Leider weit gefehlt, nach großartigem Beginn wird bald klar, hier wird die schnöde Geschichte eines Kriminalfalls erzählt. Recht unterhaltsam und schön in Reihenfolge gebracht aber nicht wirklich packend. Anfänglich schön komponierte Bilder und wunderbare Sets wechseln rasch zu viel Interieur und Großaufnahmen, es wird zunehmend bieder und erinnert zum Ende hin an eine bessere TV-Serie. Großartig ist die Eröffnungssequenz, der Kameraschwenk aus der Totalen auf den roten Alfa Romeo, hin zu Patrizias Ankunft im Transportunternehmen ihres Vaters. Später ist die Kamera sehr oft direkt an den Akteuren, nicht immer zum Vorteil von Lady GaGa und den anderen, die Körperlichkeit der Handkameraaufnahmen irritiert an vielen Stellen. 

Al Pacino kann seine Figur großartig ausspielen und lässt dabei die anderen recht alt aussehen. Nur Lady Gaga, eigentlich die Idealbesetzung als überdrehte aber sehr bodenständige Patrizia Reggiani und Jared Leto als richtig satt überspielte Karikatur von Paolo Gucci drehen den Inszenierungslevel Richtung Parodie. Leider sieht der Rest des Ensembles das etwas anders und hält tapfer mit klassischem Schauspiel dagegen. Dialoge häufen sich, bei denen ungewollt gelacht wird, vieles wirkt am Rande zur Operette.
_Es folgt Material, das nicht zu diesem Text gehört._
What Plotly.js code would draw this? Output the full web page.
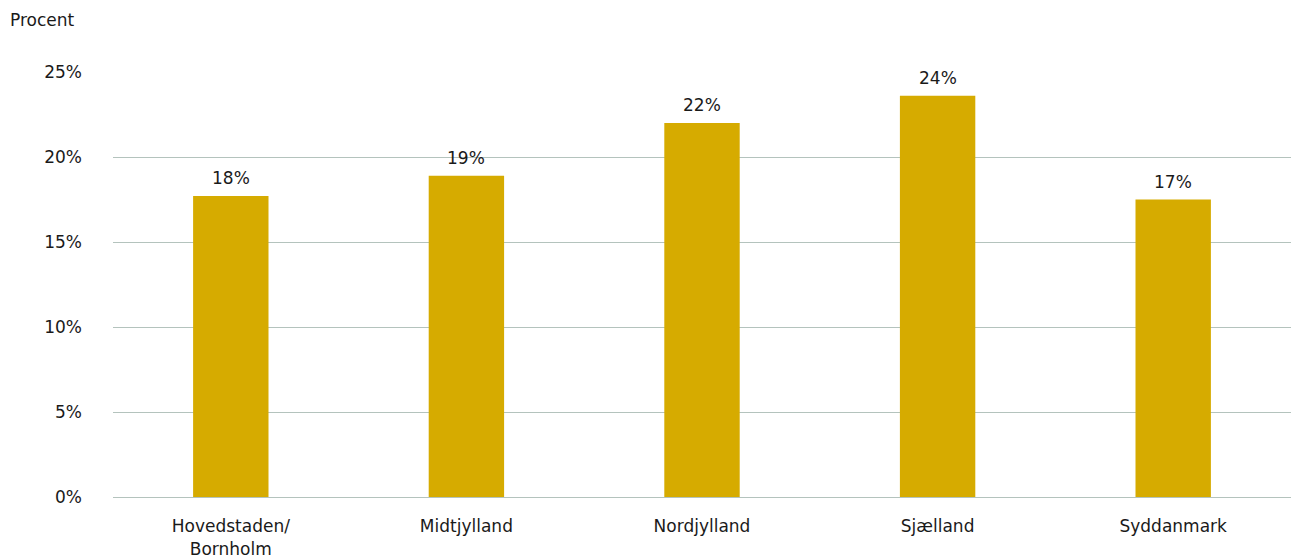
<!DOCTYPE html>
<html>
<head>
<meta charset="utf-8">
<script src="https://cdn.plot.ly/plotly-3.0.1.min.js"></script>
<style>html,body{margin:0;padding:0;background:#fff;}#chart{width:1291px;height:559px;}</style>
</head>
<body>
<div id="chart"></div>
<script>
const categories = ["Hovedstaden/<br>Bornholm", "Midtjylland", "Nordjylland", "Sjælland", "Syddanmark"];
const values = [17.7, 18.9, 22.0, 23.6, 17.5];
const labels = ["18%", "19%", "22%", "24%", "17%"];
const yTicks = [0, 5, 10, 15, 20, 25];

const FONT = "DejaVu Sans, sans-serif";
const TXT = "#1a1a1a";
const SIZE = 17;

const trace = {
  type: "bar",
  x: categories,
  y: values,
  cliponaxis: false,
  marker: {color: "#d6ab00"},
  hoverinfo: "none"
};

const valueLabels = categories.map((c, i) => ({
  x: c, y: values[i], xref: "x", yref: "y",
  text: labels[i],
  showarrow: false,
  yanchor: "bottom",
  yshift: 6,
  font: {family: FONT, size: SIZE, color: TXT}
}));

const layout = {
  width: 1291,
  height: 559,
  margin: {l: 113, r: 0, t: 72, b: 62},
  paper_bgcolor: "#fff",
  plot_bgcolor: "#fff",
  bargap: 0.68,
  showlegend: false,
  font: {family: FONT, size: SIZE, color: TXT},
  xaxis: {
    type: "category",
    showgrid: false,
    showline: true,
    linecolor: "#b4c3bd",
    linewidth: 1,
    ticks: "",
    ticklabelstandoff: 14,
    tickfont: {family: FONT, size: SIZE, color: TXT}
  },
  yaxis: {
    range: [0, 25],
    tickvals: yTicks,
    ticktext: yTicks.map(v => v + "%"),
    showgrid: true,
    gridcolor: "#b4c3bd",
    gridwidth: 1,
    zeroline: false,
    showline: false,
    ticks: "",
    ticklabelstandoff: 30,
    tickfont: {family: FONT, size: SIZE, color: TXT}
  },
  annotations: valueLabels.concat([{
    text: "Procent",
    xref: "paper", yref: "paper",
    x: -113/1178 + 8/1178, y: 1 + (72-20)/425,
    xanchor: "left", yanchor: "middle",
    showarrow: false,
    font: {family: FONT, size: SIZE, color: TXT}
  }])
};

Plotly.newPlot("chart", [trace], layout, {displayModeBar: false, staticPlot: true});
</script>
</body>
</html>
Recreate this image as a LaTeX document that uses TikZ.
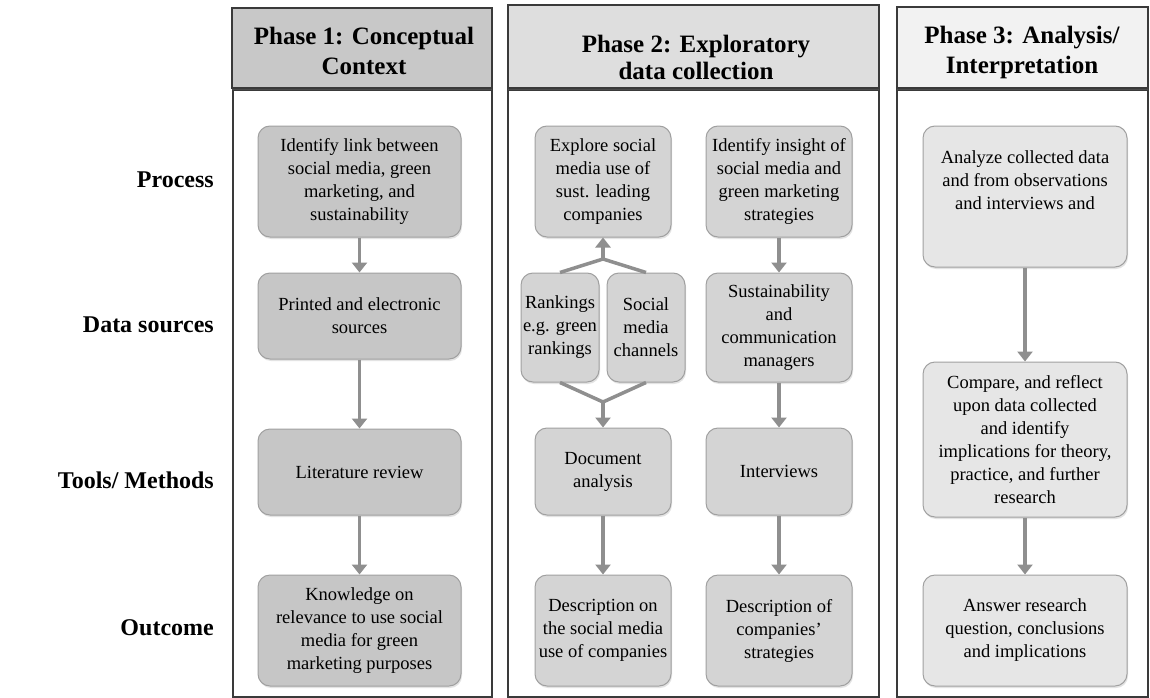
\documentclass[tikz,border=0pt]{standalone}
\usepackage{fontspec}
\setmainfont{Liberation Serif}
\usetikzlibrary{arrows.meta,shadows}
\definecolor{hdrA}{HTML}{C8C8C8}
\definecolor{hdrB}{HTML}{DEDEDE}
\definecolor{hdrC}{HTML}{F2F2F2}
\definecolor{boxA}{HTML}{C6C6C6}
\definecolor{boxB}{HTML}{D4D4D4}
\definecolor{boxC}{HTML}{E6E6E6}
\definecolor{edgeG}{HTML}{A0A0A0}
\definecolor{arrG}{HTML}{8F8F8F}
\definecolor{frameG}{HTML}{3A3A3A}
\newcommand\mybox[7]{\node[#2, minimum width={#5-#3}, minimum height={#6-#4}] (#1) at ({(#3+#5)/2},{(#4+#6)/2}) {#7};}
\begin{document}
\begin{tikzpicture}[x=1pt,y=-1pt,
  hdr/.style={draw=frameG, line width=1.5pt, inner sep=0pt,
    drop shadow={shadow xshift=0pt, shadow yshift=-2pt, opacity=0.25}},
  hdrtxt/.style={align=center, inner sep=0pt, font=\fontsize{25}{30}\selectfont\bfseries},
  frm/.style={draw=frameG, line width=1.3pt, fill=white, inner sep=0pt},
  bx/.style={draw=edgeG, line width=1pt, rounded corners=12pt, align=center, inner sep=0pt,
    font=\fontsize{18.5}{23}\selectfont,
    drop shadow={shadow xshift=1pt, shadow yshift=-2pt, opacity=0.22}},
  bxA/.style={bx, fill=boxA},
  bxB/.style={bx, fill=boxB},
  bxC/.style={bx, fill=boxC},
  lbl/.style={font=\fontsize{24}{29}\selectfont\bfseries, anchor=east, inner sep=0pt},
  arr/.style={draw=arrG, line width=3.5pt, -{Triangle[width=15pt,length=10pt]}},
  ln/.style={draw=arrG, line width=3.5pt}
]
\useasboundingbox (0,0) rectangle (1150,698);

% frames
\mybox{f1}{frm}{233}{90}{492}{697}{}
\mybox{f2}{frm}{508}{90}{879}{697}{}
\mybox{f3}{frm}{897}{90}{1148}{697}{}

% headers
\mybox{h1}{hdr, fill=hdrA}{232}{8}{492}{88}{}
\mybox{h2}{hdr, fill=hdrB}{508}{5}{879}{88}{}
\mybox{h3}{hdr, fill=hdrC}{897}{7}{1148}{88}{}
\node[hdrtxt] (t1) at (364,51) {Phase 1: Conceptual\\Context};
\node[hdrtxt] (t2) at (696,57) {Phase 2: Exploratory\\[-3pt]data collection};
\node[hdrtxt] (t3) at (1022,52) {Phase 3: Analysis/\\Interpretation};

% row labels
\node[lbl] (l1) at (214,180) {Process};
\node[lbl] (l2) at (214,325) {Data sources};
\node[lbl] (l3) at (214,480) {Tools/ Methods};
\node[lbl] (l4) at (214,628) {Outcome};

% column 1
\mybox{a1}{bxA}{258}{126}{461}{237}{Identify link between\\social media, green\\marketing, and\\sustainability}
\mybox{a2}{bxA}{258}{273}{461}{359}{Printed and electronic\\sources}
\mybox{a3}{bxA}{258}{429}{461}{515}{Literature review}
\mybox{a4}{bxA}{258}{575}{461}{686}{Knowledge on\\relevance to use social\\media for green\\marketing purposes}

% column 2
\mybox{b1}{bxB}{535}{126}{671}{237}{Explore social\\media use of\\sust. leading\\companies}
\mybox{c1}{bxB}{706}{126}{852}{237}{Identify insight of\\social media and\\green marketing\\strategies}
\mybox{r1}{bxB}{521}{273}{599}{382}{Rankings\\e.g. green\\rankings}
\mybox{r2}{bxB}{607}{273}{685}{382}{Social\\media\\channels}
\mybox{c2}{bxB}{706}{273}{852}{382}{Sustainability\\and\\communication\\managers}
\mybox{b3}{bxB}{535}{428}{671}{515}{Document\\analysis}
\mybox{c3}{bxB}{706}{428}{852}{515}{Interviews}
\mybox{b4}{bxB}{535}{575}{671}{686}{Description on\\the social media\\use of companies}
\mybox{c4}{bxB}{706}{575}{852}{686}{Description of\\companies’\\strategies}

% column 3
\mybox{d1}{bxC}{923}{126}{1127}{267}{Analyze collected data\\and from observations\\and interviews and\\[10pt]}
\mybox{d2}{bxC}{923}{362}{1127}{517}{Compare, and reflect\\upon data collected\\and identify\\implications for theory,\\practice, and further\\research}
\mybox{d3}{bxC}{923}{575}{1127}{686}{Answer research\\question, conclusions\\and implications}

% connectors column 1
\draw[arr] (a1.south) -- (a2.north);
\draw[arr] (a2.south) -- (a3.north);
\draw[arr] (a3.south) -- (a4.north);

% connectors column 2
\coordinate (jt) at (603,259);
\coordinate (jb) at (603,402);
\draw[ln, line join=round] (r1.north) -- (jt) -- (r2.north);
\draw[arr] (jt) -- (b1.south);
\draw[ln, line join=round] (r1.south) -- (jb) -- (r2.south);
\draw[arr] (jb) -- (b3.north);
\draw[arr] (b3.south) -- (b4.north);
\draw[arr] (c1.south) -- (c2.north);
\draw[arr] (c2.south) -- (c3.north);
\draw[arr] (c3.south) -- (c4.north);

% connectors column 3
\draw[arr] (d1.south) -- (d2.north);
\draw[arr] (d2.south) -- (d3.north);
\end{tikzpicture}
\end{document}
Am Ende bleiben viele Fragen. Sahen wir hier eine missglückte Groteske, eine Satire oder einen Krimi? Ist das die bewusste Inszenierung eines Meisters oder hat Ridley Scott es einfach laufen lassen und war in Gedanken schon woanders? 

Entstanden ist eine bestens unstimmige, mit 158 Minuten auch zu lange Erzählung aus den so genannten wilden 1980er Jahre mit viel Glitzer, Pop und auch schönen Momenten. Wem das reicht, kann sich gut unterhalten lassen. Für den großen Wurf hat es leider nicht gereicht.